Goran is a Croatian drama about man who just wants to drive his taxi and take care of his wife, but people close to him have their own agendas and dreams which threaten his carefree existence.

In the snows of a blizzard, not all is clear, a point made ironically so in director Nevio Marasovic‘s moody Goran, a dark personal journey of unrest that is as unsettling as it is quite moving. It’s a tragedy at heart, an eminent collapse spun from a web of tiny cracks that pilots a fragile man into a chasm of horrors, making it a slow, eventually terrifying trauma that buries you into its darkness much like the snows it seems always trying to escape from.

In the high winter hills of Delnice, Croatia, that snow falls with an almost weighted sense of purpose. It distorts our vision. Driving through it is Goran (Franjo Dijak), a quiet taxi driver with what would seem a life of banality. He and his friend Slavko (Goran Boddan) are building a small sauna for the cabin up in the woods. He his married to Lina (Natasa Janjic), and wants nothing more than to simply be that, a friend and husband. She has a brother Niko (Janko Popovic Volaric), who is gay, barely concealing his relationship with Dragan (Filip Krizan), a young architect, to his almost crusty traditional father (Milan Strljic). But things are slightly askew, a simmering sense of imbalance that has Goran seeing and believing something is not right, and deservedly so. There is betrayal souring the air and it’s not long before secrets and lies lead to terrible violence.
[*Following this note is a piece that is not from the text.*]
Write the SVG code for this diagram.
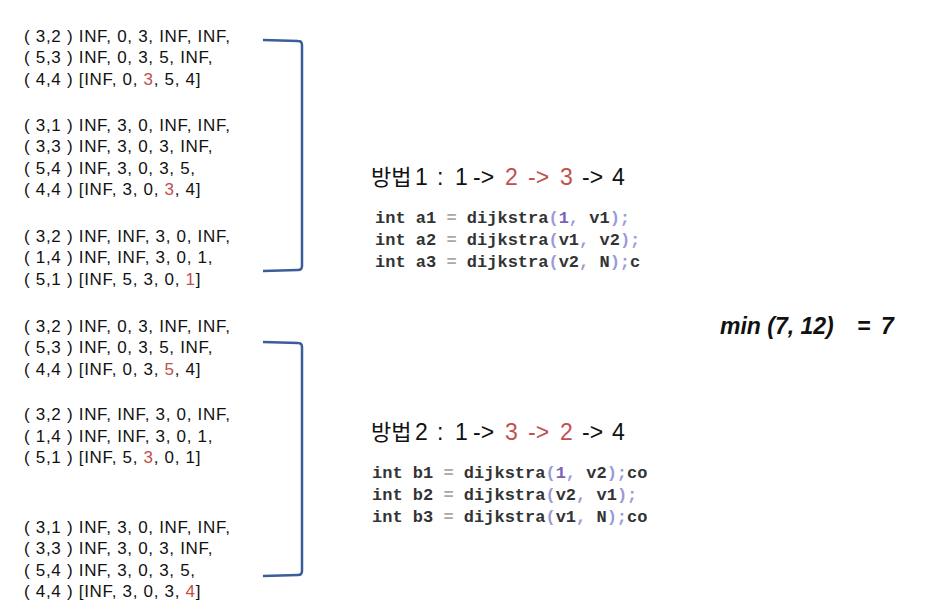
<svg xmlns="http://www.w3.org/2000/svg" width="951" height="615" viewBox="0 0 951 615">
<style>
.t{font-family:"Liberation Sans",Arial,sans-serif;font-size:17px;letter-spacing:0.7px;fill:#111}
.r{fill:#C0504D}
.h{font-family:"Liberation Sans",Arial,sans-serif;font-size:23px;fill:#111}
.k{font-family:"Noto Sans CJK KR",sans-serif;font-size:22px}
.c{font-family:"Liberation Mono","DejaVu Sans Mono",monospace;font-size:17px;font-weight:bold;fill:#333}
.eq{fill:#a8a8a8}
.p{fill:#9a9ad8}
.n{fill:#7a62b8}
.br{fill:none;stroke:#3B5E9A;stroke-width:2.5;stroke-linejoin:round}
.m{font-family:"Liberation Sans",Arial,sans-serif;font-size:23px;font-style:italic;font-weight:bold;fill:#111}
</style>
<defs>
<clipPath id="clipB"><rect x="360" y="455" width="301" height="80"/></clipPath>
</defs>
<rect width="951" height="615" fill="#fff"/>
<g id="block1">
<text class="t" x="24" y="41.5">( 3,2 ) INF, 0, 3, INF, INF,</text>
<text class="t" x="24" y="63">( 5,3 ) INF, 0, 3, 5, INF,</text>
<text class="t" x="24" y="84.5">( 4,4 ) [INF, 0, <tspan class="r">3</tspan>, 5, 4]</text>
<text class="t" x="24" y="130.5">( 3,1 ) INF, 3, 0, INF, INF,</text>
<text class="t" x="24" y="152">( 3,3 ) INF, 3, 0, 3, INF,</text>
<text class="t" x="24" y="173.5">( 5,4 ) INF, 3, 0, 3, 5,</text>
<text class="t" x="24" y="195">( 4,4 ) [INF, 3, 0, <tspan class="r">3</tspan>, 4]</text>
<text class="t" x="24" y="241.5">( 3,2 ) INF, INF, 3, 0, INF,</text>
<text class="t" x="24" y="263">( 1,4 ) INF, INF, 3, 0, 1,</text>
<text class="t" x="24" y="284.5">( 5,1 ) [INF, 5, 3, 0, <tspan class="r">1</tspan>]</text>
</g>
<g id="block2">
<text class="t" x="24" y="331.5">( 3,2 ) INF, 0, 3, INF, INF,</text>
<text class="t" x="24" y="353">( 5,3 ) INF, 0, 3, 5, INF,</text>
<text class="t" x="24" y="374.5">( 4,4 ) [INF, 0, 3, <tspan class="r">5</tspan>, 4]</text>
<text class="t" x="24" y="420">( 3,2 ) INF, INF, 3, 0, INF,</text>
<text class="t" x="24" y="441.5">( 1,4 ) INF, INF, 3, 0, 1,</text>
<text class="t" x="24" y="463">( 5,1 ) [INF, 5, <tspan class="r">3</tspan>, 0, 1]</text>
<text class="t" x="24" y="532.5">( 3,1 ) INF, 3, 0, INF, INF,</text>
<text class="t" x="24" y="554">( 3,3 ) INF, 3, 0, 3, INF,</text>
<text class="t" x="24" y="575.5">( 5,4 ) INF, 3, 0, 3, 5,</text>
<text class="t" x="24" y="597">( 4,4 ) [INF, 3, 0, 3, <tspan class="r">4</tspan>]</text>
</g>
<g id="connectors">
<path class="br" d="M263,40 L298,41 Q302,41 302,45 L302,266 Q302,270 298,270 L263,271"/>
<path class="br" d="M263,342 L298,343 Q302,343 302,347 L302,571 Q302,575 298,575 L263,576"/>
</g>
<g id="method1">
<text class="h" y="185"><tspan class="k" x="371">방법</tspan><tspan x="415">1</tspan><tspan x="437">:</tspan><tspan x="455">1</tspan><tspan x="473">-&gt;</tspan><tspan class="r" x="505">2</tspan><tspan class="r" x="528">-&gt;</tspan><tspan class="r" x="560">3</tspan><tspan x="582">-&gt;</tspan><tspan x="612">4</tspan></text>
<text class="c" x="375" y="223">int a1 <tspan class="eq">=</tspan> dijkstra<tspan class="p">(</tspan><tspan class="n">1</tspan><tspan class="p">,</tspan> v1<tspan class="p">);</tspan></text>
<text class="c" x="375" y="245">int a2 <tspan class="eq">=</tspan> dijkstra<tspan class="p">(</tspan>v1<tspan class="p">,</tspan> v2<tspan class="p">);</tspan></text>
<text class="c" x="375" y="267">int a3 <tspan class="eq">=</tspan> dijkstra<tspan class="p">(</tspan>v2<tspan class="p">,</tspan> N<tspan class="p">);</tspan>c</text>
</g>
<g id="method2">
<text class="h" y="440"><tspan class="k" x="371">방법</tspan><tspan x="415">2</tspan><tspan x="437">:</tspan><tspan x="455">1</tspan><tspan x="473">-&gt;</tspan><tspan class="r" x="505">3</tspan><tspan class="r" x="528">-&gt;</tspan><tspan class="r" x="560">2</tspan><tspan x="582">-&gt;</tspan><tspan x="612">4</tspan></text>
<g clip-path="url(#clipB)">
<text class="c" x="372" y="478">int b1 <tspan class="eq">=</tspan> dijkstra<tspan class="p">(</tspan><tspan class="n">1</tspan><tspan class="p">,</tspan> v2<tspan class="p">);</tspan>co</text>
<text class="c" x="372" y="500">int b2 <tspan class="eq">=</tspan> dijkstra<tspan class="p">(</tspan>v2<tspan class="p">,</tspan> v1<tspan class="p">);</tspan></text>
<text class="c" x="372" y="522">int b3 <tspan class="eq">=</tspan> dijkstra<tspan class="p">(</tspan>v1<tspan class="p">,</tspan> N<tspan class="p">);</tspan>co</text>
</g>
</g>
<g id="result">
<text class="m" x="720" y="334">min (7, 12)</text>
<text class="m" x="857" y="334">=</text>
<text class="m" x="881" y="334">7</text>
</g>
</svg>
There’s a knee-jerk reaction is to compare the aesthetics and jarring dark comedic violence of Marasovic’s film with the Coen Brothers‘ critical masterpiece Fargo, and perhaps deservedly so. These are richly defined characters who are not quite so eccentric as those in that film, but nonetheless impactful. Where Goran widely delineates from comparison is its pacing, where nearly the entire experience is purposefully understated, its action greatly limited to mostly extended conversations that seep like warm molasses into revealing the secrets at play, of which I won’t reveal a single one. Suffice to say that truths are hard to bear and when Goran thinks he knows one thing, he learns it’s only the first layer smothering something much more foul.

Marasovic is playing with metaphors here, especially with Lina, who we understand is blind but not powerless. She represents much about what drives Goran and as such, remains almost blissfully unaware of the turmoil swirling in all directions around her. While narratively this creates a few sticking points, as fable, it’s truly something else. And that’s the point really, the sort of dreamy morality tale Marasovic and screenwriter Gjermund Gisvold are after, weaving a sickly sweet story of unconditional love around cruelty and despair. 

Goran won’t be for everyone, the exceedingly slow trudge to its finale one that most won’t have patience for, which is understandable. We are primed for fast action and even faster cuts, so a film like this is surely going to test one’s resolve. However, Marasovic creates such a harrowingly authentic nightmare amid his semi-lucid landscape, it’s really something well worth giving a try. Beautifully photographed and very well acted, this is a dark and daring gem.